Orbiting the proceedings are two other women with vested interests in how the scenario will play out: Lillian (Michelle Pfeiffer), Sam’s artist mother, who’s coping with her husband’s death and her son’s distance; and Hannah (Olivia Wilde), Sam’s girlfriend, who’s pushed aside while Sam tries to sort out his life, the cache of cash and how to eventually drop the bombshell of his identity on his increasingly romantically interested half-sibling.
Yes, that’s where the movie treads (carefully and smartly) on curious ground: Banks and Pine have fantastic chemistry, and (for her character, at least) their budding friendship starts to develop undertones of romance… so much so that one of the women sitting behind me in the theater during the screening kept audibly gasping and “oh no”-ing whenever it looked like the situation might start to get weird. Thankfully, none of what transpires is ever uncomfortable or unpleasant, and it adds a logical complication to their relationship given what each knows, or doesn’t know, about the other.
As mentioned at the outset, the performances are what drive the film, and Banks is heads and shoulders above the rest of her co-stars. Her character is, at once, a wounded child and a headstrong adult, a sensitive soul and a tough broad, and as funny as she is heartbreaking.
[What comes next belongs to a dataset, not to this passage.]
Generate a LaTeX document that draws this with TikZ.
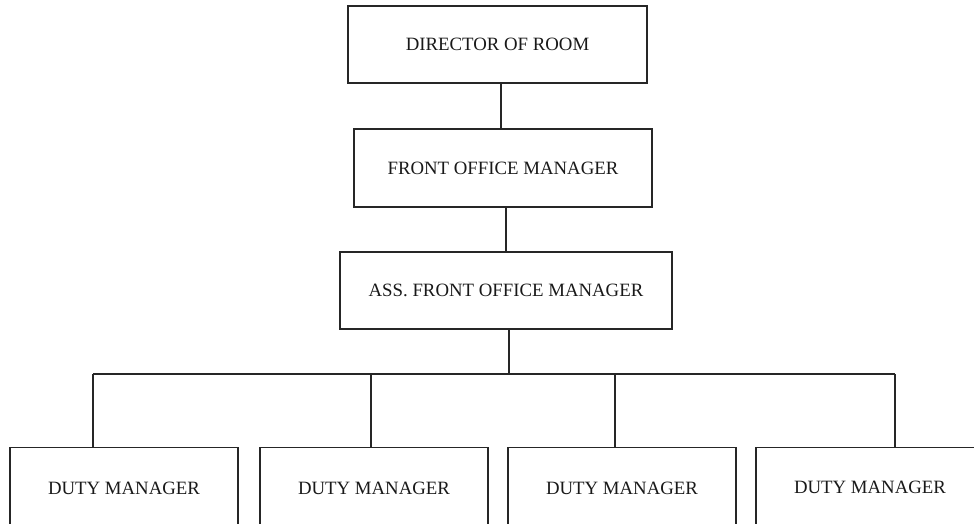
\documentclass[tikz,border=0pt]{standalone}
\usepackage{fontspec}
\setmainfont{Liberation Serif}
\begin{document}
\begin{tikzpicture}[x=1pt,y=-1pt,
  post/.style={draw=black!85, line width=1.25pt, rectangle, inner sep=0pt, outer sep=0pt,
    font=\fontsize{18.8}{22}\selectfont, text=black!90},
  link/.style={draw=black!85, line width=1.25pt}]
\useasboundingbox (0,0) rectangle (974,524);
\clip (0,0) rectangle (974,524);

% chain of command
\node[post, minimum width=299pt, minimum height=77pt] (dir)  at (497.5,44.5) {DIRECTOR OF ROOM};
\node[post, minimum width=298pt, minimum height=78pt] (fom)  at (503,168)    {FRONT OFFICE MANAGER};
\node[post, minimum width=332pt, minimum height=77pt] (afom) at (506,290.5)  {ASS. FRONT OFFICE MANAGER};

% duty managers (boxes run past the lower edge)
\node[post, minimum width=228pt, minimum height=82pt] (d1) at (124,488.5) {DUTY MANAGER};
\node[post, minimum width=228pt, minimum height=82pt] (d2) at (374,488.5) {\raisebox{-3pt}{DUTY MANAGER}};
\node[post, minimum width=228pt, minimum height=82pt] (d3) at (622,488.5) {\raisebox{1pt}{DUTY MANAGER}};
\node[post, minimum width=228pt, minimum height=82pt] (d4) at (870,488.5) {\raisebox{2pt}{DUTY MANAGER}};

% vertical links
\draw[link] (dir.south -| 501,0) -- (fom.north -| 501,0);
\draw[link] (fom.south -| 506,0) -- (afom.north -| 506,0);

% distribution bus
\coordinate (bus) at (509,374);
\coordinate (b1) at (93,374);
\coordinate (b2) at (371,374);
\coordinate (b3) at (615,374);
\coordinate (b4) at (895,374);
\draw[link] (afom.south -| bus) -- (bus);
\draw[link] (b1) -- (b4);
\draw[link] (b1) -- (b1 |- d1.north);
\draw[link] (b2) -- (b2 |- d2.north);
\draw[link] (b3) -- (b3 |- d3.north);
\draw[link] (b4) -- (b4 |- d4.north);
\end{tikzpicture}
\end{document}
Pine is charming and likable, though he sometimes comes across as more smitten with, than simply curious about, his half-sister. And young Michael Hall D’Addario, with his smart-ass remarks and husky voice, is reminiscent of Justin Henry in Sixteen Candles, though his character is much more fully fleshed out than Henry’s ever was.
Some may find People… a little treacly, but I found it heartwarming. Yes, it does occasionally veer into sentimentality and tear-jerking manipulation, but I was totally okay with that. Sometimes, amid the boisterous summer blockbusters, it’s nice to have a comparatively smaller movie that’s about characters and feelings instead of just stuff blowing up or people cracking crass jokes.